We should also recognize those officials and appointees who spoke up when it mattered and took a professional risk by publicly resigning. Josh Paul, Tariq Habash, Harrison Mann, Lily Greenberg Call, and Stacy Gilbert all showed us what it means to be an honorable public servant. They had the courage to say no. They are the kind of people our country needs in government.
The architects of Biden’s Gaza policy are not. Unlike more junior officials, whose candor might provide an eventual pathway back to government service, those most responsible for the catastrophe shouldn’t have a role in any future administration.
One of the arguments that I’ve heard from former administration colleagues and other Democrats is that we need to focus on the real threat of Trump and Trumpism and not fight within the Democratic coalition. This echoes the words of former President Barack Obama in 2009, when he decided not to seek legal accountability for Bush administration torturers: “Look forward as opposed to looking backward.”

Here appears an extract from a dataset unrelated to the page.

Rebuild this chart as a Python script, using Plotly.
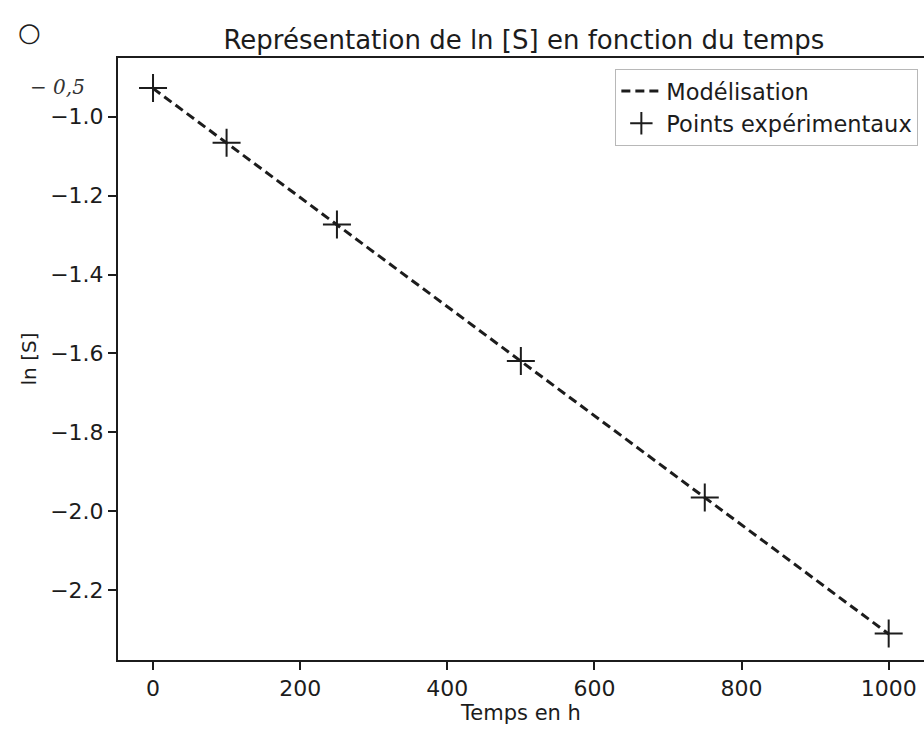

But this misses two things. First, this is not simply “looking backward.” The Gaza genocide is ongoing. It is happening now. It is, if anything, intensifying. Accountability is necessary to prevent not just future crimes, but also to try to stop a current one.
Second, Obama’s decision may have made shrewd political sense in the moment, but, like the decision not to impose any consequences on the corporate executives who collapsed the economy in 2008, it reinforced a system of elite impunity that has corroded U.S. democracy. The reason that Trump gets traction when he says that “the system is rigged” is because the system is rigged. It’s rigged on behalf of rich people such as Trump. And it’s rigged on behalf of well-connected and influential people such as former senior government officials who face no consequences, legal, professional, or otherwise, for aiding and abetting the worst crimes imaginable.
If we are serious about rebuilding U.S. democracy, unrigging the system and ending that impunity is imperative. The fight for accountability for Gaza is inseparable from the fight against Trumpism.